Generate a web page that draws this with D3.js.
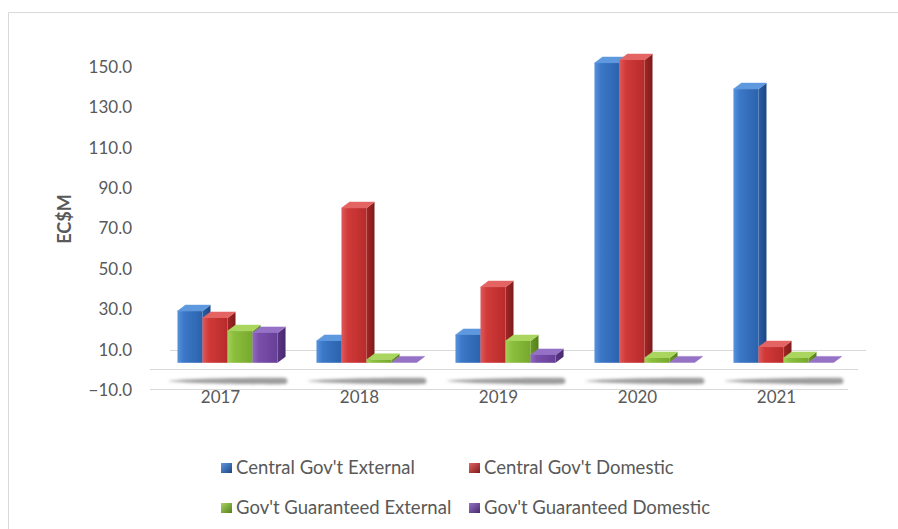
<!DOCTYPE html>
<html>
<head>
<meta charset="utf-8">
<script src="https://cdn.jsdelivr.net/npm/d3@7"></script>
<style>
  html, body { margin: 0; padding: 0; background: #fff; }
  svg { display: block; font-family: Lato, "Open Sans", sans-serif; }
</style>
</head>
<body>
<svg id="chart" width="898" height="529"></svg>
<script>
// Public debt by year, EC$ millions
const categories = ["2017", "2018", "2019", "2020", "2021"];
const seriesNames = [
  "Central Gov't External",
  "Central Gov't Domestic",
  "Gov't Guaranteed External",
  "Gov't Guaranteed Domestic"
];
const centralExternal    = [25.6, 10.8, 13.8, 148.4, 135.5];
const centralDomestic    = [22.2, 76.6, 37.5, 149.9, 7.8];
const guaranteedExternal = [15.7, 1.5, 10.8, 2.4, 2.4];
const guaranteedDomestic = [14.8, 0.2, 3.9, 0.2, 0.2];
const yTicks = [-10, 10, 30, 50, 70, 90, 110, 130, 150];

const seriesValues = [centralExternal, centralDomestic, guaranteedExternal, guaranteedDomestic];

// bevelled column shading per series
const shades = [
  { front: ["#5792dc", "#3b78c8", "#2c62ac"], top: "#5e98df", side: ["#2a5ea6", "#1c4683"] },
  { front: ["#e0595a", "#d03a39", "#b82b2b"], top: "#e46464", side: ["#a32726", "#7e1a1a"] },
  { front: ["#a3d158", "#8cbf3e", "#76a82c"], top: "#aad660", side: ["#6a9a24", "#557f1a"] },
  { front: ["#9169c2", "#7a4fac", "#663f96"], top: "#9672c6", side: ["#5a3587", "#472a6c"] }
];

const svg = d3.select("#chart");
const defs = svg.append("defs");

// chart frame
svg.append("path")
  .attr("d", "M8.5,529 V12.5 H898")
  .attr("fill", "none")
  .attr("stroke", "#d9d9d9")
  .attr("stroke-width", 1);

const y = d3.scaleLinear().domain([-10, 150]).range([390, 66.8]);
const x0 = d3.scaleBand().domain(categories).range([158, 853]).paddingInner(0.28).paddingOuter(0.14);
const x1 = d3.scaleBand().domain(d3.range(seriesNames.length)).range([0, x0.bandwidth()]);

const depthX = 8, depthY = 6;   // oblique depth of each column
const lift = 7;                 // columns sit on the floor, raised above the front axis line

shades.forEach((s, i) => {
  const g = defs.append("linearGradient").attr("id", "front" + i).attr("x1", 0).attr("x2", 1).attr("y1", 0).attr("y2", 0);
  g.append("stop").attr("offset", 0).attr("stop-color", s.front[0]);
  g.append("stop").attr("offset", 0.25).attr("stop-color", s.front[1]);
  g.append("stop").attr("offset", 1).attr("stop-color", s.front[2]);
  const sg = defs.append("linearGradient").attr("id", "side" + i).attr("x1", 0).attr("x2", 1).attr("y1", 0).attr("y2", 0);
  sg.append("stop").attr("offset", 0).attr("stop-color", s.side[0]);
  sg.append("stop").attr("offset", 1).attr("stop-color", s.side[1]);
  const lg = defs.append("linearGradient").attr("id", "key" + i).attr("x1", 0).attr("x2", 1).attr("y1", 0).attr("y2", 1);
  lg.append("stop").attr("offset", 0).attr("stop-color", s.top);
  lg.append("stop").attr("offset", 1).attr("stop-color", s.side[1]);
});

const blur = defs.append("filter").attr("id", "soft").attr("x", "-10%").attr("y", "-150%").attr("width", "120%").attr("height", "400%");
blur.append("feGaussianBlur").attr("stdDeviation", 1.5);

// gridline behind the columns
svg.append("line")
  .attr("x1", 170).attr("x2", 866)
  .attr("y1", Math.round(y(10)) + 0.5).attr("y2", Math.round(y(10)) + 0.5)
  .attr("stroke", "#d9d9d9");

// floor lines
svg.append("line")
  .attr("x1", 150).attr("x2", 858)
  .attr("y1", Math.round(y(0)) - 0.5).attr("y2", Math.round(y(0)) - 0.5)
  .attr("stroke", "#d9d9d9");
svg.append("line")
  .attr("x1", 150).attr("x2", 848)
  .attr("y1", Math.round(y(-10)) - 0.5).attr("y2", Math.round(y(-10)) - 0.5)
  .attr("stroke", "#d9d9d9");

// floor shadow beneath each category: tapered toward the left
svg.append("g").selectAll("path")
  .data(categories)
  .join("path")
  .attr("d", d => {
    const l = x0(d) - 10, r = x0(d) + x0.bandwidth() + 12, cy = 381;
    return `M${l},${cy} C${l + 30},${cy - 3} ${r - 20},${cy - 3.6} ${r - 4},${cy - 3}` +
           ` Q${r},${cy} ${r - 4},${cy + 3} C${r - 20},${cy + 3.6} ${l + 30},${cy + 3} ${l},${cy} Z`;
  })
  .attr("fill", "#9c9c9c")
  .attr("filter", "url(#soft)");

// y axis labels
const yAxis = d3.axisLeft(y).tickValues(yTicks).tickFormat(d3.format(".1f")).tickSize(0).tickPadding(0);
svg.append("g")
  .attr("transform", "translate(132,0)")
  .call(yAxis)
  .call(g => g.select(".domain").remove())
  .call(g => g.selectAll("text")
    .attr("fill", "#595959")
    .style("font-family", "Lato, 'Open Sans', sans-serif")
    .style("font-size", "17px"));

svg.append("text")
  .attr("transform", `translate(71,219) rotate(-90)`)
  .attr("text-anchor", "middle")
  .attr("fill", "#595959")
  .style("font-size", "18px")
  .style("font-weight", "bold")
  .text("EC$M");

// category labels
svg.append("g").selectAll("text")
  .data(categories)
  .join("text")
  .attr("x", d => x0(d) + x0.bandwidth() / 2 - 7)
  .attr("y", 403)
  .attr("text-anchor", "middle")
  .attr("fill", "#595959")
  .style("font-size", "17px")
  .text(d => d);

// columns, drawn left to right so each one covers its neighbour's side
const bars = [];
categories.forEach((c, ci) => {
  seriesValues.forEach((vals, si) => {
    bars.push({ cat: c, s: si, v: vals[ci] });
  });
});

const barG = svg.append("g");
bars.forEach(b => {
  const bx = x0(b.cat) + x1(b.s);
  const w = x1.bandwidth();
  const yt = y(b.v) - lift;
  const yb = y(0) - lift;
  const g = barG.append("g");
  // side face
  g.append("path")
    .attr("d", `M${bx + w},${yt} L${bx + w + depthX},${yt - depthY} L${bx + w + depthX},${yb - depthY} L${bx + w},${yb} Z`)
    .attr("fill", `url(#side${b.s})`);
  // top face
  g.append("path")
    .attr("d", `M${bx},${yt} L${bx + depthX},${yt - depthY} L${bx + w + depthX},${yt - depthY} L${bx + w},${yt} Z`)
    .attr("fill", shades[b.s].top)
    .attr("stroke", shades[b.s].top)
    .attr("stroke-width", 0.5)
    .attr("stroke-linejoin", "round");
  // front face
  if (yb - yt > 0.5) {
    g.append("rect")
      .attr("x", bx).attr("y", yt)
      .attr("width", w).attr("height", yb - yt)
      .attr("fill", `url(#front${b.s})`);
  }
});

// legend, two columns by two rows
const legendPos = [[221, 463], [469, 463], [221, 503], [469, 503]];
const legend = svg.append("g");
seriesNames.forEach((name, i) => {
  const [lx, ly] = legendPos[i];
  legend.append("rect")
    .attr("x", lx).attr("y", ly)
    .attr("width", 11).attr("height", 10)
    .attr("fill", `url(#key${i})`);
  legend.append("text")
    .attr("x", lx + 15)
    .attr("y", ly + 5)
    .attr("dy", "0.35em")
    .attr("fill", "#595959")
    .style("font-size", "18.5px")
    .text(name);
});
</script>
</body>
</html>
☆ ☆ ☆ ☆
Write out each line of the listing above, exactly, from its first line to the line holding "const lift = 7;", inclusive. Skip the pictures.

Output below
Generate a web page that draws this with D3.js.
<!DOCTYPE html>
<html>
<head>
<meta charset="utf-8">
<script src="https://cdn.jsdelivr.net/npm/d3@7"></script>
<style>
  html, body { margin: 0; padding: 0; background: #fff; }
  svg { display: block; font-family: Lato, "Open Sans", sans-serif; }
</style>
</head>
<body>
<svg id="chart" width="898" height="529"></svg>
<script>
// Public debt by year, EC$ millions
const categories = ["2017", "2018", "2019", "2020", "2021"];
const seriesNames = [
  "Central Gov't External",
  "Central Gov't Domestic",
  "Gov't Guaranteed External",
  "Gov't Guaranteed Domestic"
];
const centralExternal    = [25.6, 10.8, 13.8, 148.4, 135.5];
const centralDomestic    = [22.2, 76.6, 37.5, 149.9, 7.8];
const guaranteedExternal = [15.7, 1.5, 10.8, 2.4, 2.4];
const guaranteedDomestic = [14.8, 0.2, 3.9, 0.2, 0.2];
const yTicks = [-10, 10, 30, 50, 70, 90, 110, 130, 150];

const seriesValues = [centralExternal, centralDomestic, guaranteedExternal, guaranteedDomestic];

// bevelled column shading per series
const shades = [
  { front: ["#5792dc", "#3b78c8", "#2c62ac"], top: "#5e98df", side: ["#2a5ea6", "#1c4683"] },
  { front: ["#e0595a", "#d03a39", "#b82b2b"], top: "#e46464", side: ["#a32726", "#7e1a1a"] },
  { front: ["#a3d158", "#8cbf3e", "#76a82c"], top: "#aad660", side: ["#6a9a24", "#557f1a"] },
  { front: ["#9169c2", "#7a4fac", "#663f96"], top: "#9672c6", side: ["#5a3587", "#472a6c"] }
];

const svg = d3.select("#chart");
const defs = svg.append("defs");

// chart frame
svg.append("path")
  .attr("d", "M8.5,529 V12.5 H898")
  .attr("fill", "none")
  .attr("stroke", "#d9d9d9")
  .attr("stroke-width", 1);

const y = d3.scaleLinear().domain([-10, 150]).range([390, 66.8]);
const x0 = d3.scaleBand().domain(categories).range([158, 853]).paddingInner(0.28).paddingOuter(0.14);
const x1 = d3.scaleBand().domain(d3.range(seriesNames.length)).range([0, x0.bandwidth()]);

const depthX = 8, depthY = 6;   // oblique depth of each column
const lift = 7;                 // columns sit on the floor, raised above the front axis line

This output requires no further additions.